The chimney draws air so strongly that air is drawn downward through the fuel chamber and the fire is blown sideways. When it is operating well, the stove makes a rushing wind sound – hence its other name ‘Jet Stove’.
The J stove produced a lot of heat with very little fuel. I tried small twigs and leaves and they burned well as long as air was able to pass through them to feed the burning edge. It did require a flame, however. If the fuel burned down to embers, the flow of air could change direction – drawing down the chimney and up the fuel chamber.
The stove was awkward to light and required
reaching down the fuel tube to light the wood at
the entrance to the burn tunnel. And it was difficult to clean the ashes out.
Notes (August 2008)
Field Test, Lafutialau, Ambae - the stove was used to boil down a potassium hydroxide solution leached from ashes to make soap from coconut oil. It performed well and the coconut husks burned well. The husks still contained the coconut
shells – the waste byproduct of copra making.
The chief difficulty was in adjusting the lower air inflow so that the husks had enough air to burn, but the airflow was not so fast as to allow the pyrolytic gases to escape before being burned.
Villager interest remained high, especially among the women.
Notes (June 2008)
To go further with the use of coconut husks as a fuel, I changed the rocket stove design to accept the husks (generally 6”x6”x4”) from the top. Air was introduced from the bottom and sides. The stove was made of sheet metal (24G) and insulated with ceramic fibre insulation. It could accommodate two cooking pots which rested on a grill laying on top of the stove.
The burning chamber is large and retains the heat well.
Very little air enters through the lower air inlet. The gases burst into flame as they mix with the air entering through the upper air inlets.
Notes (October 2007)
Field Test - the Rocket Stove was demonstrated in Lafutialau village, northwest Ambae. There villagers showed a lot of interest in the stove. The smokeless burning was a surprise to them, as well as the stove’s ability to make strong heat with just twigs and leaves.
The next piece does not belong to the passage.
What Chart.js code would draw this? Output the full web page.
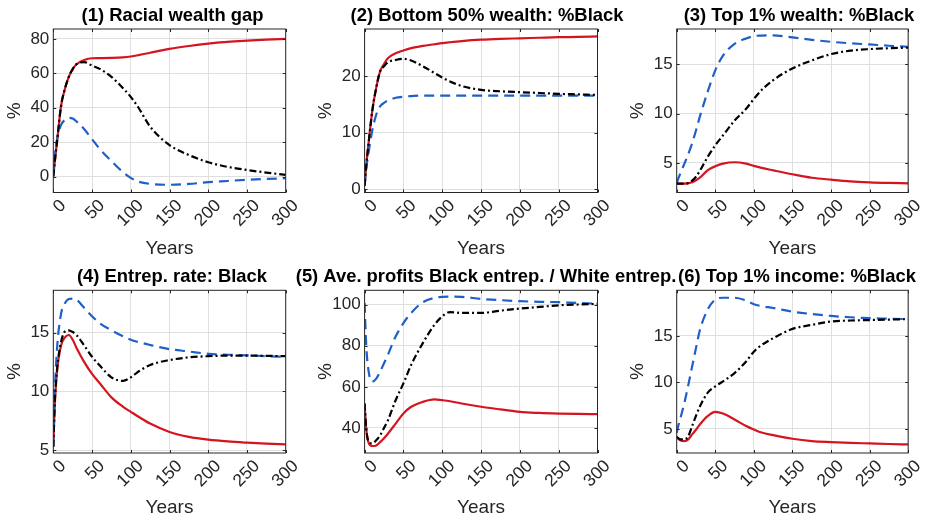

An impromptu request to try coconut husk as a fuel led to the discovery that it too would burn without smoke. Coconut husk is a waste byproduct of the copra-making process. It is sometimes used as a fire starter, but seldom used as a main fuel because it tends to smolder and smoke in an open fire. To be able to use it as an alternate fuel to firewood in a rocket stove would significantly lessen the fuel gathering time for women.
The chief disadvantage in using the stove, compared to an open fire, was the need to constantly feed material into the combustion chamber. The small openings (5”x2”) meant the fuel had to be reduced in size before being fed into the stove.
Video of Samuel Bani and rocket stove
Notes (April 2007)
The key quality that determines whether a burning fuel will smoke is whether the fuel is fully combusted. To do this, wood and other biomass fuels need sufficient heat, and oxygen. An open fire generally provides poor heat concentration and only passable oxygen flow. To improve combustion, a technology must allow good air flow, and heat retention in the combustion area.
The Rocket Stove is one design that brings these three
elements together (fuel, heat and oxygen) in a very simple way. Providing a ‘second skin’ of sheet metal with the inter-space filled with insulation improved the heat retention in the burn area.
When biomass is burned it released pyrolytic gases. The flame that rises high above the burning match shown here, is the result of these gases being released from the wood, rising and catching fire.
Open fires burn only a portion of these gases. By
insulating the stove to retain heat in the burning chamber, and allowing sufficient oxygen to mix with these gases, they can be fully burned increasing the heat available for cooking. The proto-type stove was made from sheet metal and insulated with ceramic fibre insulation. I found that by introducing air above the point of combustion (via a tube connecting outside to inside), I was able to burn all of the pyrolytic gases produced and greatly enhance the burning. At times, the flames shot 12”-18” above the stove.